O Filoctetes (409 a.C.) baseia-se no contraste entre três figuras, duas que se opõem frontamente, Filoctetes e Ulisses, e uma terceira que é atraída ora para a esfera de um, ora para a esfera do outro, Neoptólemo. Filoctetes, o homem abandonado que a solidão e o sofrimento endureceram, sem lhe destruírem a sensibilidade; Ulisses, o político sem escrúpulos morais que age pelo oportunismo e o interesse e utiliza quaisquer meios para conseguir os seus objetivos; Neoptólemo, o jovem ingénuo, bom e generoso, que aprende com as situações embaraçosas, e sofre uma visível transformação psicológica. Da correlação de forças entre estas três personagens nasce e se desenvolve a ação.
Neste aspeto Filoctetes é um tanto diferente da generalidade das peças conservadas de Sófocles.Nelas aparecem frequentemente personagens secundárias, cuja missão fundamental é a caracterização, por contraste, do protagonista ou de outra personagem central. É o caso de Ismena na Antígona, de Crisótemis na Electra. Diferentemente, o Filoctetes não tem personagens secundárias que venham caracterizar, por contraste, os seus interlocutores. São praticamente três figuras, a que devemos juntar o Coro, e todas elas importantes, a ponto de não haver unanimidade quanto à figura central.

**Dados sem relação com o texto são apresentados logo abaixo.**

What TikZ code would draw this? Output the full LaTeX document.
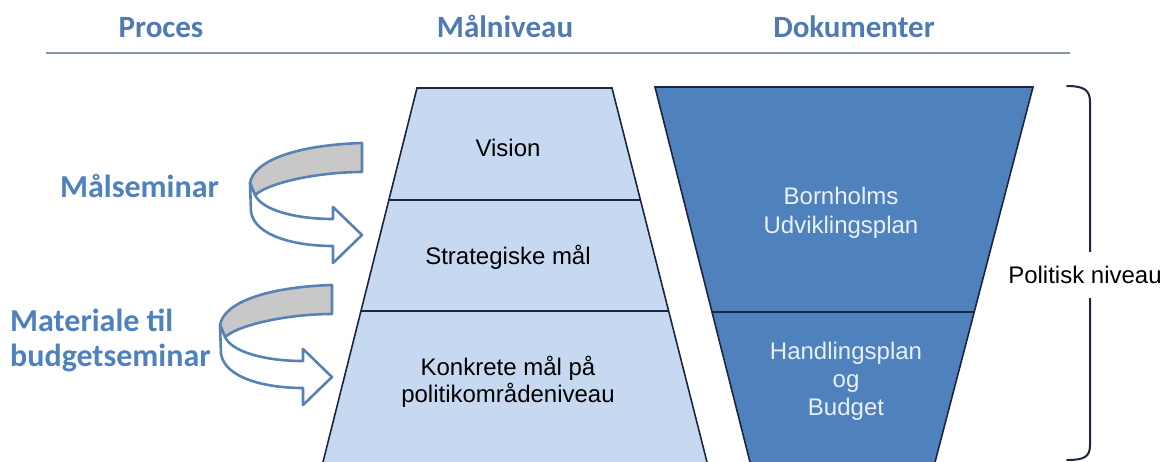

No entanto, o nome dado por Sófocles à peça foi o de Filoctetes, e isso tem um significado. O que Sófocles quis pôr em cena foi a tragédia do homem solitário que a ingratidão, a deslealdade, a injustiça lançaram numa ilha deserta, o drama do homem que dez anos de solidão endureceram no ódio e na revolta. Filoctetes não se deixa dobrar e prefere quebrar. […] Embora a injustiça sofrida lhe tenha provocado um ódio entranhado a Ulisses e aos Atridas, não o fez descrer de todo nos homens, como está patente na necessidade que sente de ajuda e no desejo que manifesta de sair da ilha deserta e de regressar à pátria.